A New Musical Reading

Book, music, and lyrics by Katya Stanislavskaya

Directed by Artistic Director Dev Bondarin

February 2017

Resident Alien is an original story of a family of three who are part of the third wave of Soviet and post-Soviet immigration to the U.S. in the 1990s. The family -a professor stuck in the past, a musician willing to adapt, and a teenager whose culture shock coincides with her coming-of-age - represents the full spectrum of the successes and failures of the immigrant experience. Resident Alien is about the personal choices every 'alien' faces in a new world - which parts of himself or herself to retain, and which to jettison in order to succeed.

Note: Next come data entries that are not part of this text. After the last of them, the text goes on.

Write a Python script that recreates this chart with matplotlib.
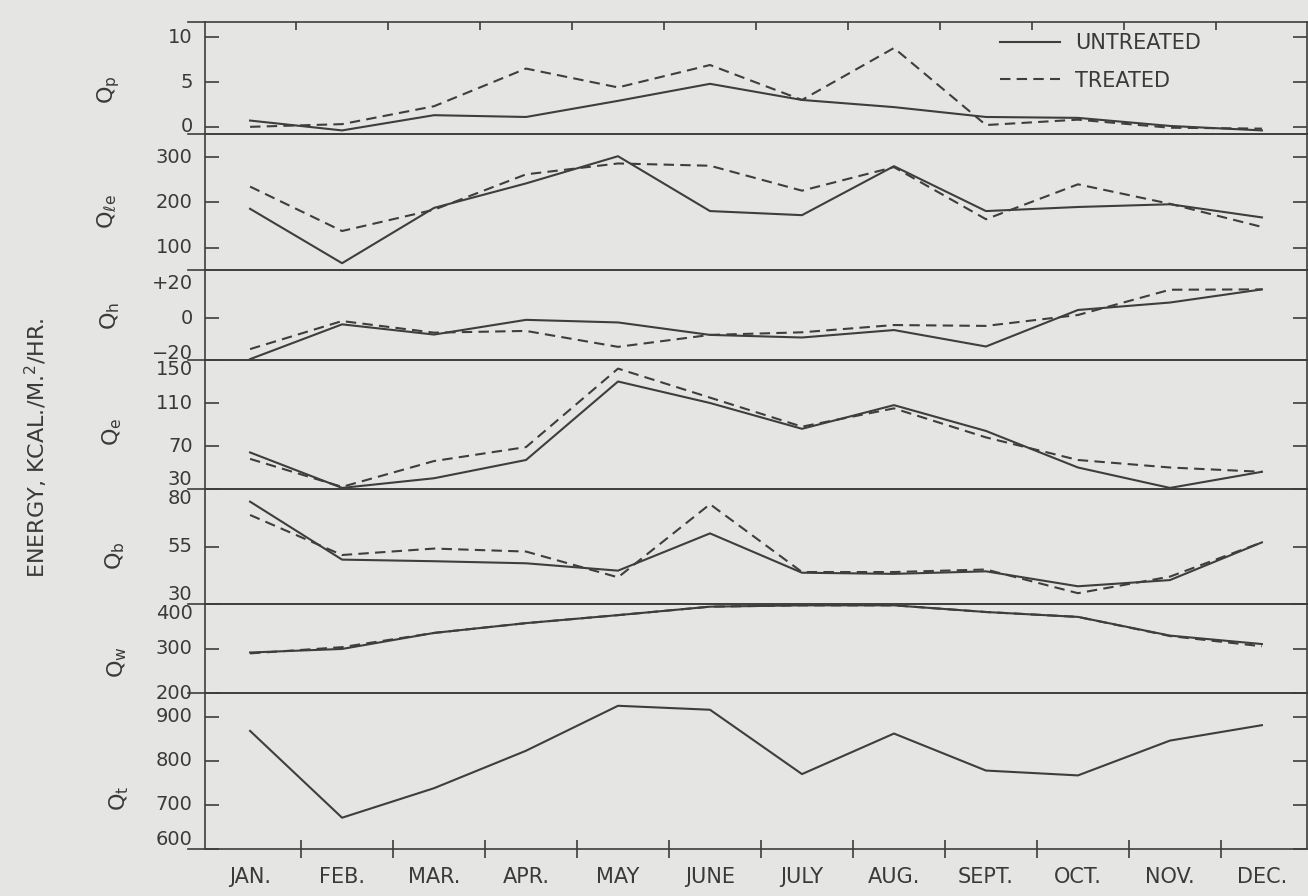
import matplotlib
matplotlib.use('Agg')
import matplotlib.pyplot as plt
from matplotlib.lines import Line2D

# ---------------- data ----------------
months = ['JAN.', 'FEB.', 'MAR.', 'APR.', 'MAY', 'JUNE', 'JULY',
          'AUG.', 'SEPT.', 'OCT.', 'NOV.', 'DEC.']

qp_untreated = [0.7, -0.4, 1.3, 1.1, 2.9, 4.8, 3.0, 2.2, 1.1, 1.0, 0.1, -0.4]
qp_treated = [0.0, 0.3, 2.3, 6.5, 4.4, 6.9, 3.0, 8.8, 0.2, 0.8, -0.1, -0.2]

qle_untreated = [186, 66, 188, 242, 302, 181, 172, 280, 181, 190, 196, 167]
qle_treated = [235, 137, 184, 262, 286, 281, 226, 278, 163, 240, 197, 146]

qh_untreated = [-23.5, -3.4, -9.3, -0.8, -2.3, -9.5, -11.0, -6.7, -16.2, 4.9, 9.2, 16.8]
qh_treated = [-17.7, -1.5, -8.2, -7.2, -16.4, -9.5, -8.0, -3.8, -4.3, 2.0, 16.6, 16.8]

qe_untreated = [64, 31, 40, 57, 130, 110, 86, 108, 84, 50, 31, 46]
qe_treated = [58, 32, 56, 69, 142, 115, 88, 105, 78, 57, 50, 46]

qb_untreated = [74.5, 49.3, 48.6, 47.7, 44.5, 60.7, 43.6, 43.1, 44.2, 37.7, 40.4, 56.8]
qb_treated = [68.7, 51.3, 54.1, 52.8, 41.6, 73.4, 43.9, 43.9, 45.0, 34.7, 41.9, 56.8]

qw_untreated = [291, 299, 335, 357, 375, 394, 397, 397, 382, 371, 329, 310]
qw_treated = [289, 303, 335, 357, 375, 394, 397, 397, 382, 371, 328, 305]

qt_untreated = [868, 671, 738, 823, 925, 916, 770, 862, 778, 767, 846, 881]

panel_names = [r'$Q_p$', r'$Q_{\ell e}$', r'$Q_h$', r'$Q_e$', r'$Q_b$', r'$Q_w$', r'$Q_t$']
panel_ticks = [[0, 5, 10], [100, 200, 300], [-20, 0, 20], [30, 70, 110, 150],
               [30, 55, 80], [200, 300, 400], [600, 700, 800, 900]]
panel_ticklabels = [['0', '5', '10'], ['100', '200', '300'], ['\u221220', '0', '+20'],
                    ['30', '70', '110', '150'], ['30', '55', '80'],
                    ['200', '300', '400'], ['600', '700', '800', '900']]
legend_labels = ['UNTREATED', 'TREATED']
ylabel = 'ENERGY, KCAL./M.$^2$/HR.'

# ---------------- style / layout ----------------
BG = '#e5e5e3'
LC = '#3e3e3e'
TC = '#3a3a3a'
W, H = 1308, 896
plt.rcParams['font.family'] = ['DejaVu Sans']
plt.rcParams['mathtext.default'] = 'regular'

bounds = [22, 134, 270, 360, 489, 604, 693, 849]
xl, xr = 205, 1307
ylims = [(-0.8, 11.7), (51, 351), (-24, 28), (30, 150), (30, 80), (200, 400), (600, 954)]
label_va = [['center'] * 3, ['center'] * 3, ['center'] * 3,
            ['bottom', 'center', 'center', 'top'], ['bottom', 'center', 'top'],
            ['center', 'center', 'top'], ['bottom', 'center', 'center', 'center']]
hidden_ticks = {2: [0, 2]}
qlabel_pos = [(109, 90), (107, 212), (110, 316), (112, 432), (115, 556), (117, 662), (119, 798)]

series = [(qp_untreated, qp_treated), (qle_untreated, qle_treated),
          (qh_untreated, qh_treated), (qe_untreated, qe_treated),
          (qb_untreated, qb_treated), (qw_untreated, qw_treated),
          (qt_untreated, None)]

fig = plt.figure(figsize=(W / 100, H / 100), dpi=100, facecolor=BG)
x = list(range(len(months)))

for i in range(7):
    top, bot = bounds[i], bounds[i + 1]
    ax = fig.add_axes([xl / W, 1 - bot / H, (xr - xl) / W, (bot - top) / H])
    ax.set_facecolor('none')
    u, t = series[i]
    ax.plot(x, u, color=LC, lw=1.5)
    if t is not None:
        ax.plot(x, t, color=LC, lw=1.5, ls=(0, (5, 3)))
    ax.set_xlim(-0.49, 11.49)
    ax.set_ylim(*ylims[i])
    for s in ax.spines.values():
        s.set_color(LC)
        s.set_linewidth(1.2)
    ax.set_yticks(panel_ticks[i], panel_ticklabels[i])
    ax.tick_params(axis='y', direction='in', length=10, width=1.2, color=LC,
                   right=True, labelsize=14, labelcolor=TC, pad=9)
    for lab, va in zip(ax.get_yticklabels(), label_va[i]):
        lab.set_verticalalignment(va)
    for k in hidden_ticks.get(i, []):
        tk = ax.yaxis.get_major_ticks()[k]
        tk.tick1line.set_visible(False)
        tk.tick2line.set_visible(False)

    if i == 0:
        ax.xaxis.set_ticks_position('top')
        ax.set_xticks([k + 0.5 for k in range(11)])
        ax.tick_params(axis='x', direction='in', length=6, width=1.2, color=LC,
                       labeltop=False, labelbottom=False)
        ax.legend([Line2D([], [], color=LC, lw=1.5),
                   Line2D([], [], color=LC, lw=1.5, ls=(0, (5, 3)))],
                  legend_labels, loc='upper left',
                  bbox_to_anchor=(1000 / W, 1 - 33 / H),
                  bbox_transform=fig.transFigure, frameon=False, fontsize=15,
                  handlelength=2.9, handletextpad=0.7, labelspacing=0.85,
                  borderpad=0, borderaxespad=0, labelcolor=TC)
    elif i == 6:
        ax.set_xticks([k + 0.55 for k in range(11)])
        ax.set_xticklabels([])
        ax.tick_params(axis='x', which='major', direction='inout', length=13,
                       width=1.2, color=LC)
        ax.set_xticks(x, months, minor=True)
        ax.tick_params(axis='x', which='minor', length=0, pad=13,
                       labelsize=15, labelcolor=TC)
    else:
        ax.set_xticks([])

    qx, qy = qlabel_pos[i]
    fig.text(qx / W, 1 - qy / H, panel_names[i], rotation=90, ha='center',
             va='center', fontsize=16, color=TC)

# short extensions of the panel separators left of the frame
for b in bounds:
    fig.add_artist(Line2D([188 / W, xl / W], [1 - b / H, 1 - b / H],
                          color=LC, lw=1.2))

fig.text(36 / W, 1 - 448 / H, ylabel, rotation=90, ha='center', va='center',
         fontsize=16, color=TC)

fig.savefig('out.png', dpi=100, facecolor=BG)
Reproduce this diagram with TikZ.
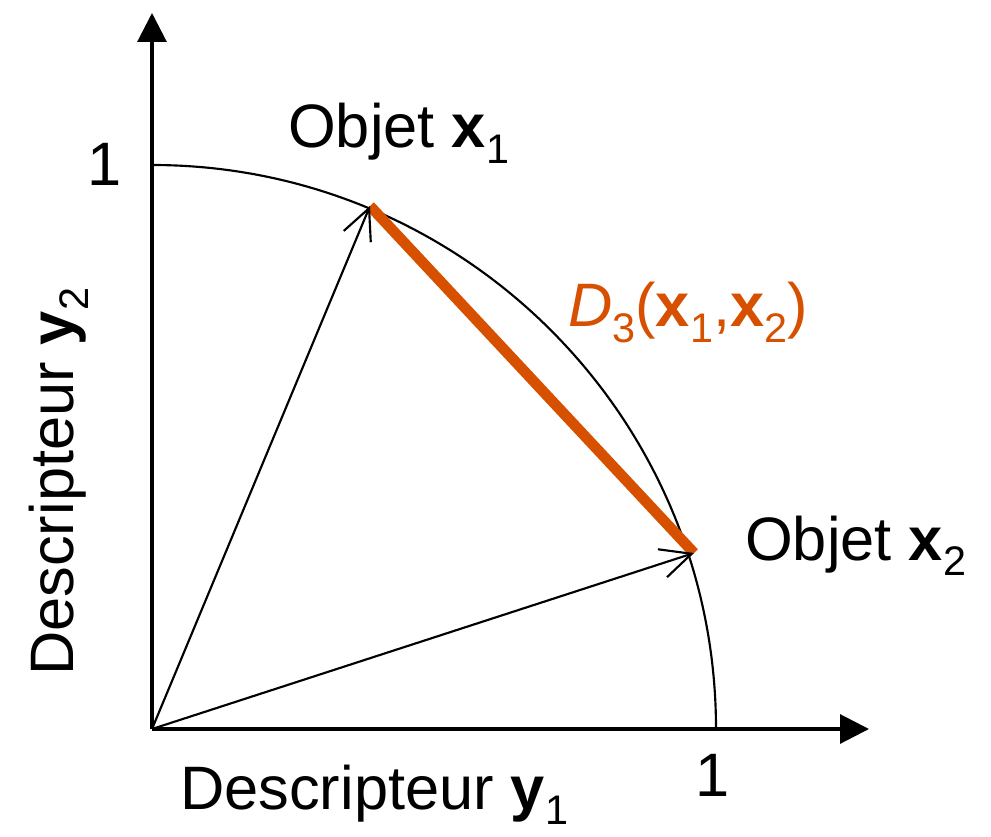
\documentclass[tikz,border=0pt]{standalone}
\usepackage{fontspec}
\setmainfont{Liberation Sans}
\usetikzlibrary{arrows.meta}
\definecolor{orng}{RGB}{214,80,0}
\newcommand{\sbs}[1]{\raisebox{-0.26em}{\fontsize{31}{34}\selectfont #1}}
\begin{document}
\begin{tikzpicture}[x=0.75pt,y=0.75pt,
  axis/.style={line width=2.3pt,-{Triangle[length=21.75pt,width=21.75pt]}},
  vec/.style={line width=1.6pt,-{Straight Barb[length=23pt,width=22pt,line width=1.6pt]}},
  circ/.style={line width=1.6pt},
  dist/.style={line width=8pt,draw=orng},
  lbl/.style={font=\fontsize{46}{55}\selectfont,inner sep=0pt}]
\useasboundingbox (0,0) rectangle (991,836);
\coordinate (O) at (152,107);
\coordinate (YT) at (152,823);
\coordinate (XT) at (869,107);
\coordinate (A0) at (716,107);
\coordinate (X1) at (370,630);
\coordinate (X2) at (694,283);
\draw[circ] (A0) arc[start angle=0,end angle=90,radius=564];
\draw[dist] (X1) -- (X2);
\draw[vec] (O) -- (X1);
\draw[vec] (O) -- (X2);
\draw[axis] (O) -- (YT);
\draw[axis] (O) -- (XT);
\node[lbl] (one1) at (105,672) {1};
\node[lbl] (one2) at (713,61) {1};
\node[lbl,anchor=base west] (ox1) at (288,688) {Objet \textbf{x}\sbs{1}};
\node[lbl,anchor=base west] (ox2) at (745,276) {Objet \textbf{x}\sbs{2}};
\node[lbl,anchor=base west,text=orng] (d3) at (568,509) {\textit{D}\sbs{3}(\textbf{x}\sbs{1},\textbf{x}\sbs{2})};
\node[lbl,anchor=base west] (dy1) at (180,27) {Descripteur \textbf{y}\sbs{1}};
\node[lbl,anchor=base west,rotate=90] (dy2) at (73,160) {Descripteur \textbf{y}\sbs{2}};
\end{tikzpicture}
\end{document}
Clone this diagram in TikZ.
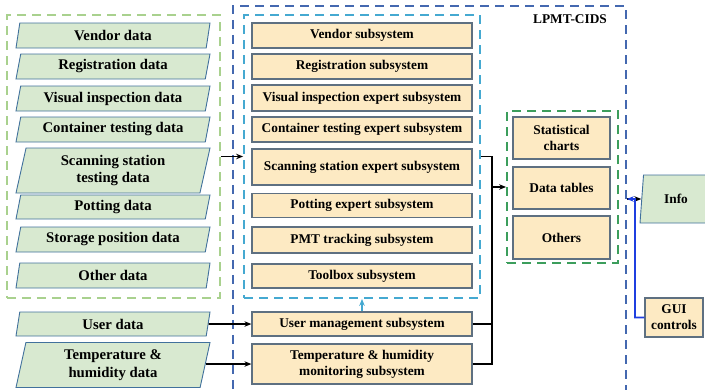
\documentclass[tikz,border=0pt]{standalone}
\usepackage{fontspec}
\setmainfont{Liberation Serif}
\usetikzlibrary{arrows.meta,positioning,shapes.geometric}
\definecolor{datfill}{HTML}{D8E9D0}
\definecolor{datline}{HTML}{41719C}
\definecolor{subfill}{HTML}{FDEAC3}
\definecolor{subline}{HTML}{5E7081}
\definecolor{lgreen}{HTML}{A9D18E}
\definecolor{dgreen}{HTML}{3C9E5C}
\definecolor{navy}{HTML}{4468B0}
\definecolor{cyanish}{HTML}{45A9D1}
\definecolor{guiblue}{HTML}{1F3FE0}

\begin{document}
\begin{tikzpicture}[x=1bp,y=-1bp,
  dat/.style={trapezium,trapezium left angle=73,trapezium right angle=107,trapezium stretches body,
    draw=datline,fill=datfill,line width=0.9bp,minimum width=194bp,inner sep=1bp,align=center,
    font=\bfseries\fontsize{14.8}{17.5}\selectfont},
  sub/.style={draw=subline,fill=subfill,line width=1.2bp,minimum width=220bp,inner sep=1bp,align=center,
    font=\bfseries\fontsize{13.4}{16}\selectfont},
  grp/.style={line width=1.8bp,dash pattern=on 9bp off 6bp,inner sep=0pt},
  wire/.style={line width=1.6bp,line join=miter},
  conn/.style={line width=1.6bp,-{Stealth[length=7bp,width=5.5bp]}}]
\useasboundingbox (0,0) rectangle (705,389);
% dashed groups
\node[grp,draw=lgreen,minimum width=213bp,minimum height=283bp] (dgrp) at (113.5,156.5) {};
\node[grp,draw=navy,minimum width=393bp,minimum height=400bp,anchor=north west] (sys) at (232,5) {};
\node[grp,draw=cyanish,minimum width=236bp,minimum height=283bp] (sgrp) at (362,156.5) {};
\node[grp,draw=dgreen,minimum width=111bp,minimum height=152bp] (ogrp) at (562.5,187) {};
\node[font=\bfseries\fontsize{13.4}{16}\selectfont] (lbl) at (570,19) {LPMT-CIDS};
% data sources
\foreach \n/\y/\h/\t in {vend/35.5/25/Vendor data, reg/66.5/25/Registration data,
  vis/98.5/25/Visual inspection data, cont/129.5/25/Container testing data,
  scan/170.5/45/{Scanning station\\testing data}, pot/207/24/Potting data,
  stor/239.5/25/Storage position data, oth/275.5/25/Other data,
  user/324/24/User data, temp/365/45/{Temperature \&\\humidity data}}
  \node[dat,minimum height=\h bp] (d\n) at (113,\y) {\t};
% subsystems
\foreach \n/\y/\h/\t in {vend/35.5/25/Vendor subsystem, reg/66.5/25/Registration subsystem,
  vis/98/26/Visual inspection expert subsystem, cont/129.5/25/Container testing expert subsystem,
  scan/167/36/Scanning station expert subsystem, pot/205.5/24/Potting expert subsystem,
  pmt/240/26/PMT tracking subsystem, tool/276/24/Toolbox subsystem,
  umg/324/24/User management subsystem, temp/364/40/{Temperature \& humidity\\monitoring subsystem}}
  \node[sub,minimum height=\h bp] (s\n) at (362,\y) {\t};
% outputs
\foreach \n/\y/\h/\t in {stat/138/42/{Statistical\\charts}, tab/188/42/Data tables, othr/237.5/43/Others}
  \node[sub,minimum width=97bp,minimum height=\h bp] (o\n) at (561.5,\y) {\t};
\node[dat,minimum width=72bp,minimum height=48bp,font=\bfseries\fontsize{13.4}{16}\selectfont] (info) at (676,199) {Info};
\node[sub,minimum width=58bp,minimum height=39bp] (gui) at (674,317.5) {GUI\\controls};
% connectors
\draw[conn] (dgrp.east) -- (sgrp.west);
\draw[conn] (duser.east) -- (sumg.west);
\draw[conn] (dtemp.east |- stemp.west) -- (stemp.west);
\draw[conn,cyanish] (sumg.north) -- (sgrp.south);
\coordinate (jn) at (492,187);
\draw[wire] (sgrp.east) -| (jn);
\draw[wire] (sumg.east) -| (jn);
\draw[wire] (stemp.east) -| (jn);
\draw[conn] (jn) -- (ogrp.west);
\coordinate (sysR) at (sys.east |- info.west);
\coordinate (bj) at (635,199);
\draw[conn] (sysR) -- (info.west);
\draw[conn,guiblue,line width=1.6bp] (gui.west) -| (bj) -- (sysR);
\end{tikzpicture}
\end{document}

Resident Alien has been developed at the BMI Lehman Engel Musical Theatre Workshop, New York Theatre Barn, and the Dramatist Guild Fellowship. It received the 2015 Weston New Musical Award, with excerpts performed at the Weston Playhouse (VT) and New York City, and recorded by Sh-K-Boom/Ghostlight Records.

RAISIN

Book by Robert Nemiroff and Charlotte Zaltzberg

Music by Judd Woldin

Lyrics by Robert Brittan

Based on Lorainne Hansberry's A Raisin in the Sun

Directed by Artistic Director Dev Bondarin

May 4-27, 2017

Thursdays - Saturdays at 8pm; Saturdays at 2pm

Raisin is a musical adaptation of Lorraine Hansberry's revolutionary A Raisin in the Sun, and has a book co-written by her widower Robert Nemiroff. In segregated 1950s Chicago, Walter Lee Younger and his mother Lena fight over the spending of insurance money. He wants to start a business with friends, while she is eager to move the family out of the south side and into Clybourne Park. Pulsing with the musical beat of the city, Raisin depicts a black family's struggle in the face of change.

Raisin won the 1974 Tony Award for Best Musical, a Grammy Award for Best Score, and a national tour followed. APAC's production will be the first time the show has been fully produced in New York City since its initial Broadway run.

Raisin is presented by special arrangement with SAMUEL FRENCH, INC.


Astoria Performing Arts Center (APAC), a not-for-profit organization founded in 2001. APAC's mission is to bring high-quality theater to Astoria, Queens, and to support local youth and senior citizens.

The critically-acclaimed organization provides quality mainstage musicals and plays to the diverse Western Queens community,. To date, APAC has received 41 New York Innovative Theatre Award nominations and 6 wins (including 3 for Outstanding Musical Production for Merrily We Roll Along, Allegro,Children of Eden, and Ragtime), as well as an Off-Off Broadway Theatre Review Award for Outstanding Production of a Musical (Is There Life After High School?). APAC was also the recipient of the 2012 Caffe Cino Fellowship Award.

APAC offers free annual community programs, including a summer performance camp for children ages 8-13, an after school playwriting program for middle school students, and a performance program for the senior citizens of Queens.

Astoria Performing Arts Center performances and programs take place within the Good Shepherd Church, 30-44 Crescent St (at 30th Road), Astoria, NY 11102. APAC's offices are located within the historic Kaufman Astoria Studios.